The formula for kinetic energy has the square of velocity times mass, which means higher speeds builds kinetic energy faster than more mass and 30km/s is a lot. If the projectile is relatively small it would impart 100% of its energy into the target causing essentially an explosion consisting of the projectile and the parts it came into contact with, which isn't going to be pleasant.

If it is larger it wouldn't lose all its kinetic energy on impact and drill through the ship, causing fragments of what it smashes through to spiral through the ship. It might be better to put less armor on and make sure the projectile just tears a hole through the ship as less total energy is imparted, as you can quickly reach nuclear explosion strength kinetic energy that you need to dissipate if you try to stop it with armor.


If not either of the above, what does happen?


You have 2 options which can happen: projectile traverses target at same trajectory retaining kinetic energy, projectile explodes on / into target expending kinetic energy.

The third option is that the projectile hits the target, expends a little bit of energy and continues on at a reduced speed and a different trajectory. The Brad Pitt tank movie has a lot of gore but excellent tank battle scenes including many where a shell bounces off of a tank's armor - Brad's crew bounced several off of heavily armored German tanks. Check Youtube.

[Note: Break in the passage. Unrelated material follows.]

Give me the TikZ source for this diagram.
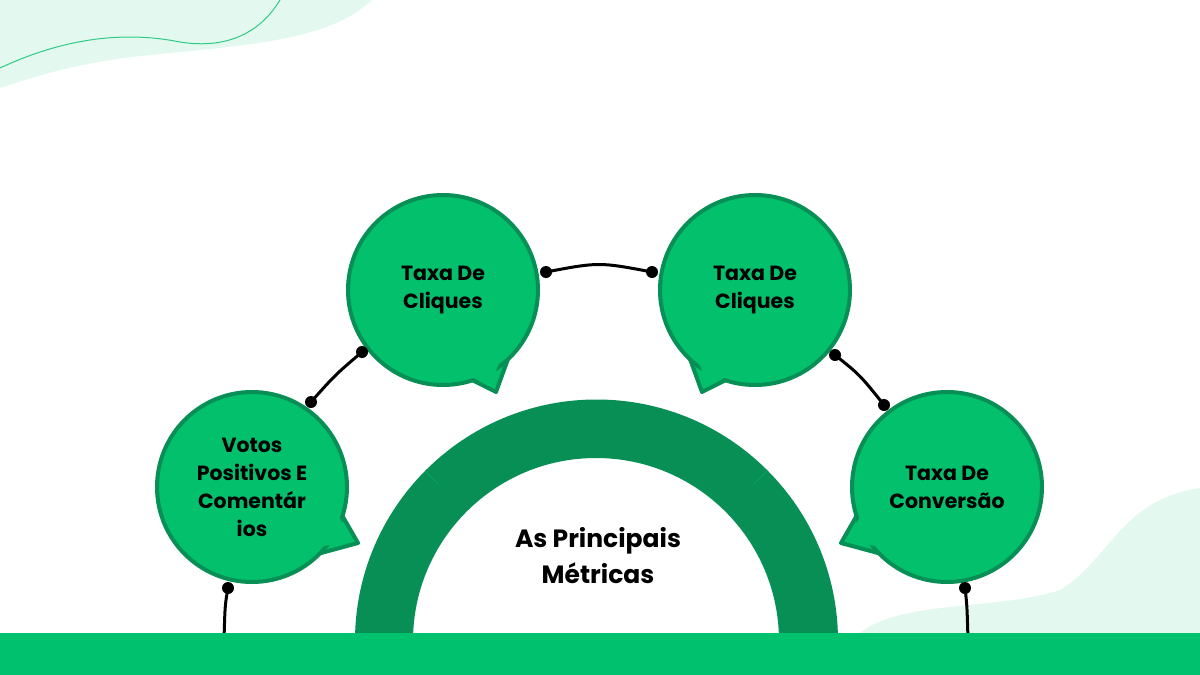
\documentclass[tikz,border=0pt]{standalone}
\usepackage{fontspec}
\setmainfont{Poppins}
\definecolor{mintbg}{HTML}{E3F9EF}
\definecolor{bubblefill}{HTML}{02C06C}
\definecolor{bubbleedge}{HTML}{078F55}
\definecolor{barcolor}{HTML}{00C16E}
\definecolor{wavecolor}{HTML}{2FCB85}
\begin{document}
\begin{tikzpicture}[x=1pt, y=-1pt,
  bubble/.style={circle, fill=bubblefill, draw=bubbleedge, line width=4pt,
    minimum size=190pt, inner sep=0pt, align=center,
    font=\bfseries\fontsize{20.5}{28}\selectfont},
  tailedge/.style={fill=bubblefill, draw=bubbleedge, line width=4pt, line join=round},
  dot/.style={circle, fill=black, minimum size=12pt, inner sep=0pt},
  link/.style={black, line width=3pt}]
  % Canvas
  \useasboundingbox (0,0) rectangle (1200,675);
  \fill[white] (0,0) rectangle (1200,675);

  % Background blobs
  \fill[mintbg] (0,0) -- (372,0) .. controls (330,40) and (250,45) .. (150,55)
    .. controls (80,62) and (40,75) .. (0,88) -- cycle;
  \draw[wavecolor, line width=1pt] (0,68) .. controls (60,40) and (120,30) .. (180,42)
    .. controls (230,50) and (262,30) .. (280,0);
  \fill[mintbg] (860,633) .. controls (900,600) and (1000,610) .. (1060,590)
    .. controls (1110,560) and (1120,500) .. (1200,488) -- (1200,633) -- cycle;

  % Central arc
  \fill[bubbleedge] (355,641) arc[start angle=180, end angle=360, radius=241.5]
    -- (779,641) arc[start angle=360, end angle=180, radius=183] -- cycle;
  \draw[bubblefill!60!bubbleedge, line width=0.6pt] (425,471) -- (438,484);
  \draw[bubblefill!60!bubbleedge, line width=0.6pt] (767,471) -- (754,484);
  \node[font=\bfseries\fontsize{25}{36}\selectfont, align=center] (title)
    at (598,556) {As Principais\\Métricas};

  % Bubble tails (outline)
  \draw[tailedge] (339,510) -- (358,543) -- (310,556);
  \draw[tailedge] (466,377) -- (496,392) -- (512,348);
  \draw[tailedge] (732,377) -- (702,392) -- (686,348);
  \draw[tailedge] (860,510) -- (841,543) -- (889,556);

  % Bubbles
  \node[bubble] (votos) at (252,487) {Votos\\Positivos E\\Comentár\\ios};
  \node[bubble] (cliquesA) at (443,290) {Taxa De\\Cliques};
  \node[bubble] (cliquesB) at (755,290) {Taxa De\\Cliques};
  \node[bubble] (conversao) at (947,487) {Taxa De\\Conversão};

  % Bubble tails (fill over the joint)
  \fill[bubblefill] (333,506) -- (352,540) -- (305,550) -- cycle;
  \fill[bubblefill] (462,372) -- (490,386) -- (506,345) -- cycle;
  \fill[bubblefill] (736,372) -- (708,386) -- (692,345) -- cycle;
  \fill[bubblefill] (866,506) -- (847,540) -- (894,550) -- cycle;

  % Connector dots
  \node[dot] (d1) at (228,588) {};
  \node[dot] (d2) at (311,402) {};
  \node[dot] (d3) at (362,352) {};
  \node[dot] (d4) at (546,272) {};
  \node[dot] (d5) at (652,272) {};
  \node[dot] (d6) at (835,355) {};
  \node[dot] (d7) at (884,405) {};
  \node[dot] (d8) at (965,588) {};
  \coordinate (e1) at (224,640);
  \coordinate (e8) at (968,640);

  % Connectors
  \draw[link] (d1.center) .. controls (225,605) .. (e1);
  \draw[link] (d2.center) .. controls (335,375) .. (d3.center);
  \draw[link] (d4.center) .. controls (599,262) .. (d5.center);
  \draw[link] (d6.center) .. controls (860,375) .. (d7.center);
  \draw[link] (d8.center) .. controls (967,605) .. (e8);

  % Bottom bar
  \fill[barcolor] (0,633) rectangle (1200,675);
\end{tikzpicture}
\end{document}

So to your ship. I think tank armor is angled for this reason (correct me if this is wrong, commenters). In space, it seems to me the best armor shape for this would be very long very hard conical spikes. Unwieldy on land but fine in space. An incoming round would encounter the side of a spike and tend to ricochet off trajectory, missing the ship.

Needless to say this spike ship would be immensely bad of ass, bristling with spikes, many of them broken / fused / scratched silver from prior deflections.